*INSTRUCTIONS FOR THE TASK*: Copy the records below verbatim, from the first line through the line containing "(68,3) -- (419,3);", inclusive, and output nothing else.

*GIVEN RECORDS*:
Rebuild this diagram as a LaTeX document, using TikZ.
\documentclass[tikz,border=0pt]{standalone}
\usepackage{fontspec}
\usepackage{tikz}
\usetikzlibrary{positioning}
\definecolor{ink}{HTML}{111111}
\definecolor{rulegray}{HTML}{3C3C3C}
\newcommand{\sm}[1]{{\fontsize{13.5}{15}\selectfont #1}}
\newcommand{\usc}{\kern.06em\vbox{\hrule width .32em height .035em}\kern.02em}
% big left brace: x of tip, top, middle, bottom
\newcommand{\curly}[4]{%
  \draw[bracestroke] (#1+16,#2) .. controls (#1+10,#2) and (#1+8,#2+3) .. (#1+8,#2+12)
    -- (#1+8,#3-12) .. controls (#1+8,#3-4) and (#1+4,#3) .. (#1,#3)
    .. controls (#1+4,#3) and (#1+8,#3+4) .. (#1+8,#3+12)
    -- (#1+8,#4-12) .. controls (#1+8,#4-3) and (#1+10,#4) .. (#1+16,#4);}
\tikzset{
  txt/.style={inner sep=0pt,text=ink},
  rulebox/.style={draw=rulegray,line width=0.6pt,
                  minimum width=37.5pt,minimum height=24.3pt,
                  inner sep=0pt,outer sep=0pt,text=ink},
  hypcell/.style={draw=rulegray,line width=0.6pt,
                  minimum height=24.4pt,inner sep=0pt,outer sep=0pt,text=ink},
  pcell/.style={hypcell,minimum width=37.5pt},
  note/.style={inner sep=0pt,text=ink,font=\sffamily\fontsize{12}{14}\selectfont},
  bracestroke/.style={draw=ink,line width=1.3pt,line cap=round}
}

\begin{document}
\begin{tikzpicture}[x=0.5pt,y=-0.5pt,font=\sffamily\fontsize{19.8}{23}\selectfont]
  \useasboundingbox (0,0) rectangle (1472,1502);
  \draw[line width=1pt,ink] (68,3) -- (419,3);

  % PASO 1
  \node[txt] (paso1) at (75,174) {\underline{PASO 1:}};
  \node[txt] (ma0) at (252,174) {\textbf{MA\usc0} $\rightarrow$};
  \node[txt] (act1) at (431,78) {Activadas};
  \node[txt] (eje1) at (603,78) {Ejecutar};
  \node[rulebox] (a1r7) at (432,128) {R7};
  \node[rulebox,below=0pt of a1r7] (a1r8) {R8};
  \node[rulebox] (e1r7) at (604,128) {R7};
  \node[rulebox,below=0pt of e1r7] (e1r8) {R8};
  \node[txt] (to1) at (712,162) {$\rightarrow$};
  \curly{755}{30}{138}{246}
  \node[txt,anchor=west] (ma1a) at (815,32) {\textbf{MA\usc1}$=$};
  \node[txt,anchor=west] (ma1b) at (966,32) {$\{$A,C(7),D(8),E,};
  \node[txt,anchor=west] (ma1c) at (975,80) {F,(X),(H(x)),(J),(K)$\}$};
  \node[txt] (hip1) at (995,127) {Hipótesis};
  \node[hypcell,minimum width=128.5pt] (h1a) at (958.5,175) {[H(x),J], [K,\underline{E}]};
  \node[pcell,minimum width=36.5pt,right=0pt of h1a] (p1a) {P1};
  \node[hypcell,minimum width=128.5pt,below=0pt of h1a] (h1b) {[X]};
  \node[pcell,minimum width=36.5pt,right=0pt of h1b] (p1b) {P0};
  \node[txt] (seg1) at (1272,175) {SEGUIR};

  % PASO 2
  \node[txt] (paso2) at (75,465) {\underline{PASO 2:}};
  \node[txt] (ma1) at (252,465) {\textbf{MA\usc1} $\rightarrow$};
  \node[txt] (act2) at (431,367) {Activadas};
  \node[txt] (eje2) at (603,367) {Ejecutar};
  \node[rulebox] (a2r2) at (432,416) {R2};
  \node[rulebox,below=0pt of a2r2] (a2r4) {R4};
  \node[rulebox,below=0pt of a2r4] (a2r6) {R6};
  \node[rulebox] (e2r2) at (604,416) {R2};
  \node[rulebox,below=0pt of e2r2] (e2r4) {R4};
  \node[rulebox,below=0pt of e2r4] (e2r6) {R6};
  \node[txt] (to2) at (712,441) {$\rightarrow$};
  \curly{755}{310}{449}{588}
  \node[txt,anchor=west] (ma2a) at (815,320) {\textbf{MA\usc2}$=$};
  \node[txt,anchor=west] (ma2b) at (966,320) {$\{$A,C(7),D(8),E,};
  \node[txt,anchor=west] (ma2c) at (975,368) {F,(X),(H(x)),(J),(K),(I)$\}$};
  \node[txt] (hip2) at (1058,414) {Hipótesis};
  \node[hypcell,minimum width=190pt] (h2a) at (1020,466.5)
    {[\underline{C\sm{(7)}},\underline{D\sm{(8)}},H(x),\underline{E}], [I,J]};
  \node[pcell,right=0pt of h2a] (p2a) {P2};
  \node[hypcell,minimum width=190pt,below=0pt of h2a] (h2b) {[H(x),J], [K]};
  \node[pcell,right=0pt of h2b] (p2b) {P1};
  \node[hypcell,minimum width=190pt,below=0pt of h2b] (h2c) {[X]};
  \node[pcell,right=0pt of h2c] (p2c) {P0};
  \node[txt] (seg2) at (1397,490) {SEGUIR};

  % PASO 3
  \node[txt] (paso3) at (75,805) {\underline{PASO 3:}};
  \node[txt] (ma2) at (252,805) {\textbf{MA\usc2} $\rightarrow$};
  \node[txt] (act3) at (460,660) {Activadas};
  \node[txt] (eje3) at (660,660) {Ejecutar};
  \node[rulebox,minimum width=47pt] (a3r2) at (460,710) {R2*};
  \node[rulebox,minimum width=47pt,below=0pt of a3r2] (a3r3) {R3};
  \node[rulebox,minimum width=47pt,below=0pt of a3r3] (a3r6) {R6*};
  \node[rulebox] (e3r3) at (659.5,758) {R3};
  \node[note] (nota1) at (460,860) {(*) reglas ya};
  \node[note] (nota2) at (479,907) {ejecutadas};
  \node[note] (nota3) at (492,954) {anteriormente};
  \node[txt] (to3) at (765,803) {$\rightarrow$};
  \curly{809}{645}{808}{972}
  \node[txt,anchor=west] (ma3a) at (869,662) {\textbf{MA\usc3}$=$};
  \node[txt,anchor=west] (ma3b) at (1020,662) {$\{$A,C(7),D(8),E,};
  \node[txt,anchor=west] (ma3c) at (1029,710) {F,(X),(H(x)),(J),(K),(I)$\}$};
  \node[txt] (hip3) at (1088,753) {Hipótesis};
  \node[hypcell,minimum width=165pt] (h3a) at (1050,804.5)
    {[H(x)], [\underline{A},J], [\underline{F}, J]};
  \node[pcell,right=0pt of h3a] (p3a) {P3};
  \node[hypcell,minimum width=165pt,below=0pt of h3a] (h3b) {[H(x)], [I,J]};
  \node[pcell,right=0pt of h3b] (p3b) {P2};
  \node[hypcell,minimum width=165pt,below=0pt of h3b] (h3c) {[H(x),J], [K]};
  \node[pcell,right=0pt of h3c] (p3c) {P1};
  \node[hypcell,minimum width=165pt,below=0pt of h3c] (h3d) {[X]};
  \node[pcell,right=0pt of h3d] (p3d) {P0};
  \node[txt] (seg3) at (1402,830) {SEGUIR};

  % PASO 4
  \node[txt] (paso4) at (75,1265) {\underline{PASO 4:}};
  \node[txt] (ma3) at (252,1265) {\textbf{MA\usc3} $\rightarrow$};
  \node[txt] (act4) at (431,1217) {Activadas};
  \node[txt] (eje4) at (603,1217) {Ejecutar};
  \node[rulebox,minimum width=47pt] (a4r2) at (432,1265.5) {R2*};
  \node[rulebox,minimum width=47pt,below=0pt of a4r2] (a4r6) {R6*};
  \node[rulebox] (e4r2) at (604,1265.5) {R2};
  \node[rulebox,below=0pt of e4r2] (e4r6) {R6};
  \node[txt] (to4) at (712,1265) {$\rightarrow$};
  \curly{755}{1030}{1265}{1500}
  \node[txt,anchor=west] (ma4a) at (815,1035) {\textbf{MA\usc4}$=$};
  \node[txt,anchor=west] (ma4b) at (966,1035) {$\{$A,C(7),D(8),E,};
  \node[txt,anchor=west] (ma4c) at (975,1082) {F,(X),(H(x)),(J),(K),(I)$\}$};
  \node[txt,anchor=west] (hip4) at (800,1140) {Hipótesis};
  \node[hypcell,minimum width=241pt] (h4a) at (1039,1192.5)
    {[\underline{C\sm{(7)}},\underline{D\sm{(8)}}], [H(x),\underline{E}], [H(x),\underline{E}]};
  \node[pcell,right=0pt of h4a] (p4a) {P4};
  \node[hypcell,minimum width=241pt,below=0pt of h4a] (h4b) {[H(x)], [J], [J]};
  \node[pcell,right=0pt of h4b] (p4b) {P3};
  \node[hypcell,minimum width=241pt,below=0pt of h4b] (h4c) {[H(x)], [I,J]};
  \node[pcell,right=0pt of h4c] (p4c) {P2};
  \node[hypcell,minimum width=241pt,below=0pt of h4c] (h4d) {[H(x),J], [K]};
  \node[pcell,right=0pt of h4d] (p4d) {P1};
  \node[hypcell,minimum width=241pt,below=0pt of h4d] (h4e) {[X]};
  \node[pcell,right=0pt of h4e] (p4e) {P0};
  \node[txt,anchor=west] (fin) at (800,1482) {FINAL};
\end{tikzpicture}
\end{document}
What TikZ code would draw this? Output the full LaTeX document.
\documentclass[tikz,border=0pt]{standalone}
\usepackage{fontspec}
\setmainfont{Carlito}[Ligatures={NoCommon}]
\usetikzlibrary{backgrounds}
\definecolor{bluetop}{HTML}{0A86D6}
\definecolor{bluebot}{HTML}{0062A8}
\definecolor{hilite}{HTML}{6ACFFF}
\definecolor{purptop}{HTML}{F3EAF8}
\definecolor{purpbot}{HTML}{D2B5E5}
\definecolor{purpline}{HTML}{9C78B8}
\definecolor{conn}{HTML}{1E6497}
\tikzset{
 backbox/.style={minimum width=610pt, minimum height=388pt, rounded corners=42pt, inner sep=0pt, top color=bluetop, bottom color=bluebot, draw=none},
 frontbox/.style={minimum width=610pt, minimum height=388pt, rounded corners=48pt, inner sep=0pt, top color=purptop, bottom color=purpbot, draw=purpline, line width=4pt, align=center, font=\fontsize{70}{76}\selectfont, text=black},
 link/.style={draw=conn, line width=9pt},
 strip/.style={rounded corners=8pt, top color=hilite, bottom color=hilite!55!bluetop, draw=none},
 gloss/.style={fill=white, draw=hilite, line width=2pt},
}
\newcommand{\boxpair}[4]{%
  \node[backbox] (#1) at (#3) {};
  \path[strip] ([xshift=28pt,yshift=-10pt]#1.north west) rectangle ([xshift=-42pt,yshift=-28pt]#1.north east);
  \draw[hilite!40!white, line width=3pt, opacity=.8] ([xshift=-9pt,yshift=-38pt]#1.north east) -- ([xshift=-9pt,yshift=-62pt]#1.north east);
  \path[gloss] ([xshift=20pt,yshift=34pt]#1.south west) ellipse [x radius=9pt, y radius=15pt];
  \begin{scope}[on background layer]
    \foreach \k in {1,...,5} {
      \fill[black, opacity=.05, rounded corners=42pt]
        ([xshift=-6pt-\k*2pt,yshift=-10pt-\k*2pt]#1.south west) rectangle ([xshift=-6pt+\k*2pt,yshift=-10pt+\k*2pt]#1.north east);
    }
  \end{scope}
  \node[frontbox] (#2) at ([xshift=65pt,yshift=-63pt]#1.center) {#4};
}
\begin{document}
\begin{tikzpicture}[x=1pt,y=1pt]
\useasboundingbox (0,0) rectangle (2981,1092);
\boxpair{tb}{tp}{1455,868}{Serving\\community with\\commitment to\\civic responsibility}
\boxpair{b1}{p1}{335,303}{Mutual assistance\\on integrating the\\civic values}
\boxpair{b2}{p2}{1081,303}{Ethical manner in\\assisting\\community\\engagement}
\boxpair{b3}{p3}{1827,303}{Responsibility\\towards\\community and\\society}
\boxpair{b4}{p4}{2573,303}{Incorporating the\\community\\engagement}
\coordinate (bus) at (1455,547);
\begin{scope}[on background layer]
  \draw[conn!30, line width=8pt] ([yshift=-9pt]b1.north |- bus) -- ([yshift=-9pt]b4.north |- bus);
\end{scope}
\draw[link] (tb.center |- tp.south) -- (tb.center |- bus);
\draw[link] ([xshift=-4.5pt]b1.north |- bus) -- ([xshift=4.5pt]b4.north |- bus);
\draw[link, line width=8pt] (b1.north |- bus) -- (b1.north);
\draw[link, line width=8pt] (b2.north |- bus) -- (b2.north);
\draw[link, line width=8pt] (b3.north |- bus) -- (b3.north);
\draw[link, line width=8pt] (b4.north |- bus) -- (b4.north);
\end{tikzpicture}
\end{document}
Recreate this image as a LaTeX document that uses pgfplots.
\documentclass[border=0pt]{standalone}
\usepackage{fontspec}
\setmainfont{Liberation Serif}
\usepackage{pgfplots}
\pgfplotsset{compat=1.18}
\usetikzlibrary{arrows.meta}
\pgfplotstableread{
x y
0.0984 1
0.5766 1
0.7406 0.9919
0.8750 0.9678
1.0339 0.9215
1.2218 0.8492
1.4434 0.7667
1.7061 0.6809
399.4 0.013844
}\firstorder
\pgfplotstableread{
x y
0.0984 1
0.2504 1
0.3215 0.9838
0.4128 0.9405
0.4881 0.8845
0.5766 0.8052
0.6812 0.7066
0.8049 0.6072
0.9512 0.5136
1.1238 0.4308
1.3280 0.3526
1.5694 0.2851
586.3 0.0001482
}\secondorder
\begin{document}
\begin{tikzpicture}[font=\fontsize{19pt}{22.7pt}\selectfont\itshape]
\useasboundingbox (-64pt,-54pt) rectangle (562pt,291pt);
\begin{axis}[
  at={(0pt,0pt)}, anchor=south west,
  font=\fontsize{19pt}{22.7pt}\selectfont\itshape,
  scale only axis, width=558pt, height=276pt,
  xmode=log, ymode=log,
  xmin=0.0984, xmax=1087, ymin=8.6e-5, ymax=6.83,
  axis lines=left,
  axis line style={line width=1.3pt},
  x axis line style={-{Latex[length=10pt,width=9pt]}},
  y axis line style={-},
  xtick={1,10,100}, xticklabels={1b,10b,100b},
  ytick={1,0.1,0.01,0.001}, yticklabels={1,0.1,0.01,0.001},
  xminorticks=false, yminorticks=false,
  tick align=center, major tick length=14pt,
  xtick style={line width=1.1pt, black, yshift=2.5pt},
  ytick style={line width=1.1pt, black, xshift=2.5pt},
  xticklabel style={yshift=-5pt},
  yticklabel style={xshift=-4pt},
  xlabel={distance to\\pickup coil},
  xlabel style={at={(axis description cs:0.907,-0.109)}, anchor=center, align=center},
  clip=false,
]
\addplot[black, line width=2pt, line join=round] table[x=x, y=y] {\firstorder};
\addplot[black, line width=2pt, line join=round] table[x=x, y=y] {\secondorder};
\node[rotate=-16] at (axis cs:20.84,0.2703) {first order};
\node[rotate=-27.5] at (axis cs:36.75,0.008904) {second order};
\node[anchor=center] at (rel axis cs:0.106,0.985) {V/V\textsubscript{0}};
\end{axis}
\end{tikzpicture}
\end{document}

*ANSWER FOR THIS EXERCISE*:
Rebuild this diagram as a LaTeX document, using TikZ.
\documentclass[tikz,border=0pt]{standalone}
\usepackage{fontspec}
\usepackage{tikz}
\usetikzlibrary{positioning}
\definecolor{ink}{HTML}{111111}
\definecolor{rulegray}{HTML}{3C3C3C}
\newcommand{\sm}[1]{{\fontsize{13.5}{15}\selectfont #1}}
\newcommand{\usc}{\kern.06em\vbox{\hrule width .32em height .035em}\kern.02em}
% big left brace: x of tip, top, middle, bottom
\newcommand{\curly}[4]{%
  \draw[bracestroke] (#1+16,#2) .. controls (#1+10,#2) and (#1+8,#2+3) .. (#1+8,#2+12)
    -- (#1+8,#3-12) .. controls (#1+8,#3-4) and (#1+4,#3) .. (#1,#3)
    .. controls (#1+4,#3) and (#1+8,#3+4) .. (#1+8,#3+12)
    -- (#1+8,#4-12) .. controls (#1+8,#4-3) and (#1+10,#4) .. (#1+16,#4);}
\tikzset{
  txt/.style={inner sep=0pt,text=ink},
  rulebox/.style={draw=rulegray,line width=0.6pt,
                  minimum width=37.5pt,minimum height=24.3pt,
                  inner sep=0pt,outer sep=0pt,text=ink},
  hypcell/.style={draw=rulegray,line width=0.6pt,
                  minimum height=24.4pt,inner sep=0pt,outer sep=0pt,text=ink},
  pcell/.style={hypcell,minimum width=37.5pt},
  note/.style={inner sep=0pt,text=ink,font=\sffamily\fontsize{12}{14}\selectfont},
  bracestroke/.style={draw=ink,line width=1.3pt,line cap=round}
}

\begin{document}
\begin{tikzpicture}[x=0.5pt,y=-0.5pt,font=\sffamily\fontsize{19.8}{23}\selectfont]
  \useasboundingbox (0,0) rectangle (1472,1502);
  \draw[line width=1pt,ink] (68,3) -- (419,3);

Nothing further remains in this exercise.